• [RECORDS TO PROCESS]
================================

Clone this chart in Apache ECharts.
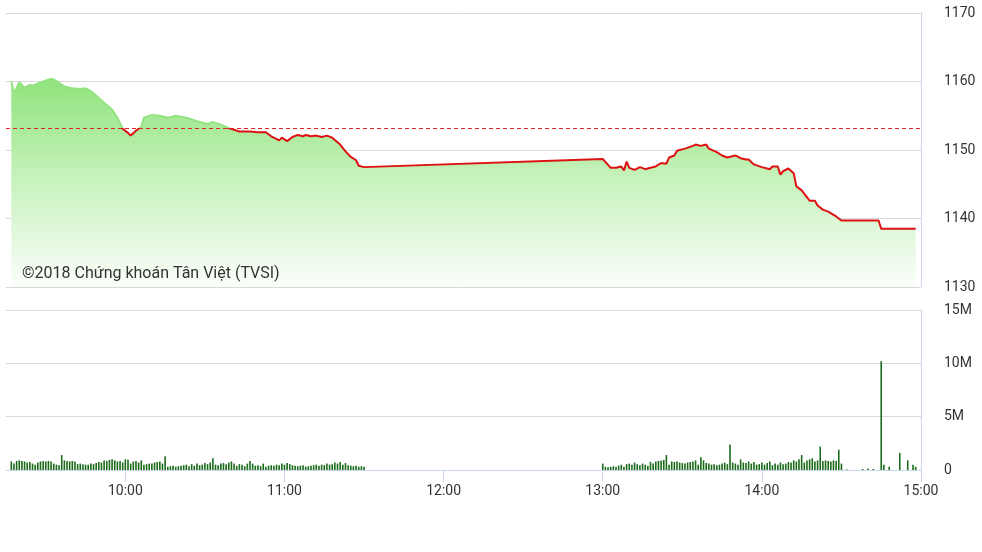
<!DOCTYPE html>
<html>
<head>
<meta charset="utf-8">
<script src="https://cdn.jsdelivr.net/npm/echarts@6/dist/echarts.min.js"></script>
<style>
html,body{margin:0;padding:0;background:#fff;}
#c{width:982px;height:552px;}
</style>
</head>
<body>
<div id="c"></div>
<script>
// ---- data ----
const refPrice = 1153.2;
const priceMin = 1130, priceMax = 1170, priceStep = 10;
const volMax = 15e6, volStep = 5e6;
const timeTicks = ['10:00', '11:00', '12:00', '13:00', '14:00', '15:00'];

const priceTimes = ['09:17','09:18','09:20','09:22','09:24','09:25','09:27','09:29','09:32','09:33','09:35','09:37','09:40','09:43','09:45','09:47','09:50','09:52','09:55','09:57','09:59','10:01','10:02','10:04','10:06','10:07','10:10','10:13','10:16','10:19','10:23','10:27','10:31','10:33','10:36','10:39','10:43','10:47','10:50','10:53','10:55','10:58','10:59','11:01','11:03','11:05','11:07','11:08','11:10','11:12','11:14','11:16','11:18','11:21','11:23','11:25','11:27','11:28','11:30',
'13:00','13:03','13:05','13:07','13:08','13:09','13:10','13:12','13:14','13:16','13:18','13:20','13:22','13:24','13:25','13:27','13:28','13:31','13:34','13:35','13:37','13:39','13:40','13:43','13:45','13:47','13:50','13:52','13:54','13:55','13:57','14:00','14:03','14:04','14:06','14:07','14:08','14:10','14:12','14:13','14:15','14:18','14:20','14:21','14:23','14:25','14:28','14:30','14:44','14:45','14:58'];
const priceValues = [1160.0,1158.3,1159.9,1159.1,1159.5,1159.4,1159.7,1160.0,1160.4,1160.3,1159.8,1159.3,1159.0,1158.9,1159.0,1158.6,1157.6,1156.9,1155.9,1154.7,1153.1,1152.5,1152.1,1152.8,1153.4,1154.7,1155.1,1155.0,1154.7,1155.0,1154.7,1154.2,1153.8,1154.1,1153.7,1153.2,1152.7,1152.7,1152.6,1152.6,1152.0,1151.4,1151.8,1151.3,1151.9,1152.2,1152.0,1152.2,1152.0,1152.1,1151.9,1152.1,1151.8,1150.8,1149.8,1149.0,1148.5,1147.7,1147.5,
1148.7,1147.4,1147.4,1147.6,1147.0,1148.3,1147.4,1147.1,1147.5,1147.2,1147.4,1147.6,1148.1,1148.0,1148.9,1149.2,1149.9,1150.2,1150.6,1150.8,1150.6,1150.8,1150.2,1149.7,1149.2,1148.9,1149.2,1148.8,1148.6,1148.6,1147.9,1147.5,1147.2,1147.6,1147.6,1146.4,1146.9,1147.3,1146.6,1144.7,1144.1,1142.6,1142.6,1141.9,1141.3,1141.0,1140.3,1139.7,1139.7,1138.5,1138.5];

// per-minute volume (millions), morning session from 09:17
const volMorningStart = '09:17';
const volMorning = [
0.8,0.6,0.85,0.9,0.85,0.8,0.7,0.75,0.6,0.5,
0.7,0.8,0.85,0.8,0.85,0.8,0.6,0.5,0.45,1.4,
0.9,0.85,0.8,0.85,0.8,0.55,0.6,0.55,0.5,0.5,
0.6,0.55,0.65,0.75,0.7,0.9,0.85,0.95,1.0,0.9,
0.8,0.85,0.7,1.0,0.95,0.6,0.8,0.85,0.7,0.9,
0.5,0.55,0.6,0.6,0.7,0.75,0.8,0.6,1.3,0.3,
0.35,0.4,0.3,0.35,0.4,0.45,0.5,0.35,0.55,0.4,
0.6,0.45,0.5,0.65,0.55,0.7,1.1,0.5,0.45,0.6,
0.65,0.55,0.7,0.8,0.6,0.4,0.55,0.5,0.35,0.6,
0.85,0.6,0.4,0.45,0.35,0.6,0.3,0.4,0.45,0.4,
0.5,0.45,0.6,0.5,0.65,0.55,0.45,0.4,0.35,0.4,
0.45,0.3,0.35,0.4,0.45,0.5,0.4,0.5,0.45,0.6,
0.5,0.55,0.7,0.6,0.75,0.5,0.65,0.45,0.4,0.35,
0.4,0.3,0.35,0.3];
// afternoon session from 13:00
const volAfternoonStart = '13:00';
const volAfternoon = [
0.6,0.3,0.25,0.3,0.35,0.3,0.4,0.5,0.3,0.55,
0.6,0.5,0.7,0.55,0.45,0.6,0.5,0.4,0.75,0.6,
0.8,0.85,0.9,0.95,1.4,0.5,0.8,0.75,0.8,0.7,
0.65,0.6,0.7,0.75,0.8,0.9,0.5,1.2,0.9,0.65,
0.6,0.5,0.55,0.45,0.5,0.6,0.7,0.55,2.4,0.7,
0.6,0.5,1.0,0.7,0.65,0.8,0.6,0.75,0.5,0.55,
0.7,0.5,0.65,0.8,0.45,0.6,0.5,0.7,0.55,0.6,
0.75,0.7,0.9,0.8,1.0,1.4,0.7,0.9,1.0,1.1,
0.8,0.9,2.2,0.85,0.9,0.85,0.8,0.9,0.85,1.9,
0.6];
const atcTimes = ['14:32','14:38','14:40','14:42','14:45','14:46','14:48','14:52','14:55','14:57','14:58'];
const atcValues = [0.05,0.1,0.15,0.1,10.2,0.5,0.3,1.6,0.9,0.5,0.3];

// ---- build ----
function toMin(t){ const p = t.split(':'); return (+p[0])*60 + (+p[1]); }
function fmt(m){ const h = Math.floor(m/60), mm = m%60; return (h<10?'0':'')+h+':'+(mm<10?'0':'')+mm; }

const priceData = priceTimes.map((t,i)=>[toMin(t), priceValues[i]]);
const volData = [];
volMorning.forEach((v,i)=>volData.push([toMin(volMorningStart)+i, v*1e6]));
volAfternoon.forEach((v,i)=>volData.push([toMin(volAfternoonStart)+i, v*1e6]));
atcTimes.forEach((t,i)=>volData.push([toMin(t), atcValues[i]*1e6]));

const xMin = toMin('09:15'), xMax = toMin('15:00');
const tickVals = timeTicks.map(toMin);
const font = 'Roboto';
const axisColor = '#ccd6eb';
const gridColor = '#d9d9d9';

const g0 = {left: 6, right: 61, top: 13, height: 274};
const g1 = {left: 6, right: 61, top: 310, height: 160};
// line colour: green above reference price, red below (global gradient over price grid)
const refFrac = (priceMax - refPrice) / (priceMax - priceMin);
const upColor = '#93e381', downColor = '#dd1111';
const lineGrad = new echarts.graphic.LinearGradient(0, g0.top, 0, g0.top + g0.height, [
  {offset:0, color:upColor}, {offset:refFrac, color:upColor},
  {offset:refFrac, color:downColor}, {offset:1, color:downColor}
], true);

const chart = echarts.init(document.getElementById('c'), null, {renderer:'canvas'});
chart.setOption({
  animation: false,
  backgroundColor: '#fff',
  grid: [g0, g1],
  xAxis: [
    {type:'value', gridIndex:0, min:xMin, max:xMax, show:false, splitLine:{show:false}},
    {type:'value', gridIndex:1, min:xMin, max:xMax,
     axisLine:{show:true, lineStyle:{color:axisColor, width:1}},
     axisTick:{show:true, length:12, lineStyle:{color:axisColor}, customValues: tickVals},
     axisLabel:{show:true, customValues: tickVals, formatter: v=>fmt(v), color:'#333', fontSize:14, fontFamily:font, margin:14},
     splitLine:{show:false}}
  ],
  yAxis: [
    {type:'value', gridIndex:0, position:'right', min:priceMin, max:priceMax, interval:priceStep,
     axisLine:{show:true, lineStyle:{color:axisColor}},
     axisTick:{show:false},
     axisLabel:{color:'#333', fontSize:14, fontFamily:font, margin:23, formatter: v=>String(v)},
     splitLine:{show:true, lineStyle:{color:gridColor, width:1}}},
    {type:'value', gridIndex:1, position:'right', min:0, max:volMax, interval:volStep,
     axisLine:{show:true, lineStyle:{color:axisColor}},
     axisTick:{show:false},
     axisLabel:{color:'#333', fontSize:14, fontFamily:font, margin:23, formatter: v=> v===0 ? '0' : (v/1e6)+'M'},
     splitLine:{show:true, lineStyle:{color:gridColor, width:1}}}
  ],
  series: [
    {type:'line', xAxisIndex:0, yAxisIndex:0, data: priceData, symbol:'none', silent:true,
     lineStyle:{width:0, color:upColor},
     areaStyle:{origin:'start', opacity:1, color: new echarts.graphic.LinearGradient(0,0,0,1,[
       {offset:0, color:'#8fe37c'},
       {offset:0.45, color:'#c3f1b8'},
       {offset:1, color:'#fbfefb'}
     ])},
     markLine:{silent:true, symbol:'none', label:{show:false},
       lineStyle:{color:'#dd2222', type:[4,3], width:1},
       data:[{yAxis: refPrice}]},
     z:1},
    {type:'line', xAxisIndex:0, yAxisIndex:0, data: priceData, symbol:'none', silent:true,
     lineStyle:{width:2, color: lineGrad},
     z:3},
    {type:'bar', xAxisIndex:1, yAxisIndex:1, data: volData, barWidth:1.6, silent:true,
     itemStyle:{color:'#1b6b1b'}}
  ],
  graphic: [{
    type:'text', left:22, top:266,
    style:{text:'©2018 Chứng khoán Tân Việt (TVSI)', fill:'#333', font:'16px Roboto'},
    z:10
  }]
});
</script>
</body>
</html>
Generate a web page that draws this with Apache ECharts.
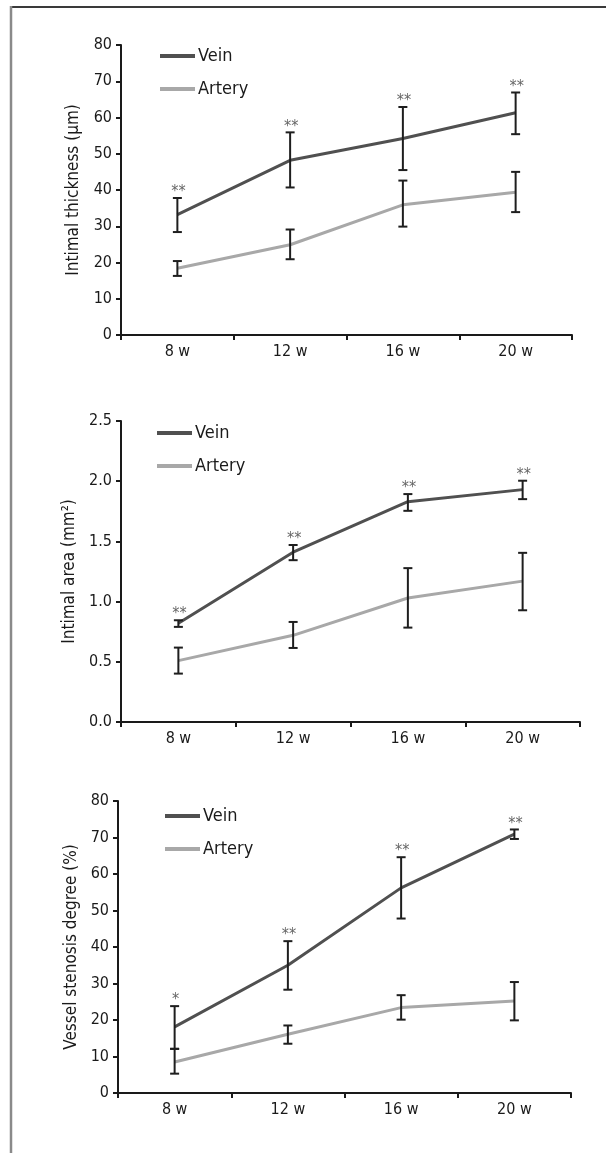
<!DOCTYPE html>
<html>
<head>
<meta charset="utf-8">
<script src="https://cdn.jsdelivr.net/npm/echarts@6/dist/echarts.min.js"></script>
<style>
html,body{margin:0;padding:0;background:#fff;}
#c{width:606px;height:1153px;}
</style>
</head>
<body>
<div id="c"></div>
<script>
// ---- data ----
const categories = ['8 w', '12 w', '16 w', '20 w'];

// Chart 1: Intimal thickness (μm)
const thickVein = [33.2, 48.2, 54.2, 61.3];
const thickVeinUpper = [37.8, 55.9, 62.9, 66.9];
const thickVeinLower = [28.4, 40.7, 45.5, 55.4];
const thickArtery = [18.4, 24.9, 35.9, 39.4];
const thickArteryUpper = [20.4, 29.1, 42.6, 45.0];
const thickArteryLower = [16.3, 20.9, 29.9, 33.9];
const thickStars = ['**', '**', '**', '**'];

// Chart 2: Intimal area (mm²)
const areaVein = [0.82, 1.41, 1.83, 1.93];
const areaVeinUpper = [0.845, 1.47, 1.893, 2.004];
const areaVeinLower = [0.79, 1.344, 1.754, 1.851];
const areaArtery = [0.51, 0.72, 1.03, 1.17];
const areaArteryUpper = [0.618, 0.831, 1.278, 1.405];
const areaArteryLower = [0.402, 0.615, 0.784, 0.928];
const areaStars = ['**', '**', '**', '**'];

// Chart 3: Vessel stenosis degree (%)
const stenVein = [18.1, 35.0, 56.2, 70.9];
const stenVeinUpper = [23.8, 41.6, 64.6, 72.2];
const stenVeinLower = [12.1, 28.3, 47.8, 69.6];
const stenArtery = [8.5, 16.1, 23.4, 25.2];
const stenArteryUpper = [12.1, 18.5, 26.8, 30.4];
const stenArteryLower = [5.3, 13.5, 20.1, 19.9];
const stenStars = ['*', '**', '**', '**'];

const yTitles = ['Intimal thickness (μm)', 'Intimal area (mm²)', 'Vessel stenosis degree (%)'];

// ---- styling ----
const FONT = '"Liberation Sans Narrow", "DejaVu Sans Condensed", "Roboto Condensed", sans-serif';
const VEIN_COLOR = '#505050';
const ART_COLOR = '#a8a8a8';
const AXIS_COLOR = '#1a1a1a';

const grids = [
  {left: 121, top: 45, right: 34, height: 290},
  {left: 121, top: 421, right: 26, height: 301},
  {left: 118, top: 801, right: 35, height: 292}
];
const yCfg = [
  {min: 0, max: 80, interval: 10, fmt: v => String(v), gap: 39},
  {min: 0, max: 2.5, interval: 0.5, fmt: v => v.toFixed(1), gap: 38},
  {min: 0, max: 80, interval: 10, fmt: v => String(v), gap: 35}
];
const legendPos = [
  {left: 155, top: 42},
  {left: 152, top: 419},
  {left: 160, top: 802}
];

function errData(upper, lower, stars) {
  return upper.map((u, i) => [i, u, lower[i], stars ? stars[i] : '']);
}

function errRender(params, api) {
  const x = api.value(0);
  const hi = api.coord([x, api.value(1)]);
  const lo = api.coord([x, api.value(2)]);
  const half = 4.5;
  const st = {stroke: '#1e1e1e', lineWidth: 2};
  const children = [
    {type: 'line', shape: {x1: hi[0], y1: hi[1], x2: lo[0], y2: lo[1]}, style: st},
    {type: 'line', shape: {x1: hi[0] - half, y1: hi[1], x2: hi[0] + half, y2: hi[1]}, style: st},
    {type: 'line', shape: {x1: lo[0] - half, y1: lo[1], x2: lo[0] + half, y2: lo[1]}, style: st}
  ];
  const star = api.value(3);
  if (star) {
    children.push({type: 'text', x: hi[0] + 1, y: hi[1] + 2,
      style: {text: star, textAlign: 'center', textVerticalAlign: 'bottom',
        fontSize: 16, fontFamily: FONT, fill: '#666'}});
  }
  return {type: 'group', children};
}

const sets = [
  [thickVein, thickVeinUpper, thickVeinLower, thickArtery, thickArteryUpper, thickArteryLower, thickStars],
  [areaVein, areaVeinUpper, areaVeinLower, areaArtery, areaArteryUpper, areaArteryLower, areaStars],
  [stenVein, stenVeinUpper, stenVeinLower, stenArtery, stenArteryUpper, stenArteryLower, stenStars]
];

const option = {
  backgroundColor: '#fff',
  animation: false,
  grid: grids,
  legend: legendPos.map((p, i) => ({
    left: p.left, top: p.top, orient: 'vertical',
    itemWidth: 35, itemHeight: 4, itemGap: 15,
    icon: 'rect',
    data: [{name: 'Vein', itemStyle: {color: VEIN_COLOR}}, {name: 'Artery', itemStyle: {color: ART_COLOR}}],
    textStyle: {fontFamily: FONT, fontSize: 18, color: '#1a1a1a', padding: [0, 0, 0, -2]},
    selectedMode: false
  })),
  xAxis: grids.map((g, i) => ({
    type: 'category', gridIndex: i, data: categories, boundaryGap: true,
    axisLine: {lineStyle: {color: AXIS_COLOR, width: 2}},
    axisTick: {show: true, length: 5, lineStyle: {color: AXIS_COLOR, width: 2}},
    axisLabel: {fontFamily: FONT, fontSize: 16, color: '#1a1a1a', margin: 9},
    splitLine: {show: false}
  })),
  yAxis: yCfg.map((c, i) => ({
    type: 'value', gridIndex: i, min: c.min, max: c.max, interval: c.interval,
    name: yTitles[i], nameLocation: 'middle', nameGap: c.gap,
    nameTextStyle: {fontFamily: FONT, fontSize: 17, color: '#1a1a1a'},
    axisLine: {show: true, lineStyle: {color: AXIS_COLOR, width: 2}},
    axisTick: {show: true, length: 5, lineStyle: {color: AXIS_COLOR, width: 2}},
    axisLabel: {fontFamily: FONT, fontSize: 16, color: '#1a1a1a', margin: 9, formatter: c.fmt},
    splitLine: {show: false}
  })),
  series: [],
  graphic: [
    {type: 'line', shape: {x1: 11, y1: 7, x2: 606, y2: 7}, style: {stroke: '#3a3a3a', lineWidth: 2}},
    {type: 'line', shape: {x1: 11, y1: 6, x2: 11, y2: 1153}, style: {stroke: '#8a8a8a', lineWidth: 2.5}}
  ]
};

sets.forEach((s, i) => {
  const [v, vu, vl, a, au, al, stars] = s;
  option.series.push(
    {type: 'line', name: 'Artery', xAxisIndex: i, yAxisIndex: i, data: a,
      symbol: 'none', lineStyle: {color: ART_COLOR, width: 3}, itemStyle: {color: ART_COLOR}, z: 2},
    {type: 'line', name: 'Vein', xAxisIndex: i, yAxisIndex: i, data: v,
      symbol: 'none', lineStyle: {color: VEIN_COLOR, width: 3}, itemStyle: {color: VEIN_COLOR}, z: 3},
    {type: 'custom', name: 'arterr' + i, xAxisIndex: i, yAxisIndex: i,
      data: errData(au, al, null), renderItem: errRender, encode: {x: 0, y: [1, 2]}, z: 4},
    {type: 'custom', name: 'veinerr' + i, xAxisIndex: i, yAxisIndex: i,
      data: errData(vu, vl, stars), renderItem: errRender, encode: {x: 0, y: [1, 2]}, z: 5}
  );
});

const chart = echarts.init(document.getElementById('c'), null, {renderer: 'canvas'});
chart.setOption(option);
</script>
</body>
</html>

================================

• [GIVEN PROBLEM]
In the listing above, find the line with "Generate a web" and the line with "const thickStars = ['**', '**', '**', '**'];". Set down both and every line between them, minus the pictures.

• [EXERCISE SOLUTION]
Generate a web page that draws this with Apache ECharts.
<!DOCTYPE html>
<html>
<head>
<meta charset="utf-8">
<script src="https://cdn.jsdelivr.net/npm/echarts@6/dist/echarts.min.js"></script>
<style>
html,body{margin:0;padding:0;background:#fff;}
#c{width:606px;height:1153px;}
</style>
</head>
<body>
<div id="c"></div>
<script>
// ---- data ----
const categories = ['8 w', '12 w', '16 w', '20 w'];

// Chart 1: Intimal thickness (μm)
const thickVein = [33.2, 48.2, 54.2, 61.3];
const thickVeinUpper = [37.8, 55.9, 62.9, 66.9];
const thickVeinLower = [28.4, 40.7, 45.5, 55.4];
const thickArtery = [18.4, 24.9, 35.9, 39.4];
const thickArteryUpper = [20.4, 29.1, 42.6, 45.0];
const thickArteryLower = [16.3, 20.9, 29.9, 33.9];
const thickStars = ['**', '**', '**', '**'];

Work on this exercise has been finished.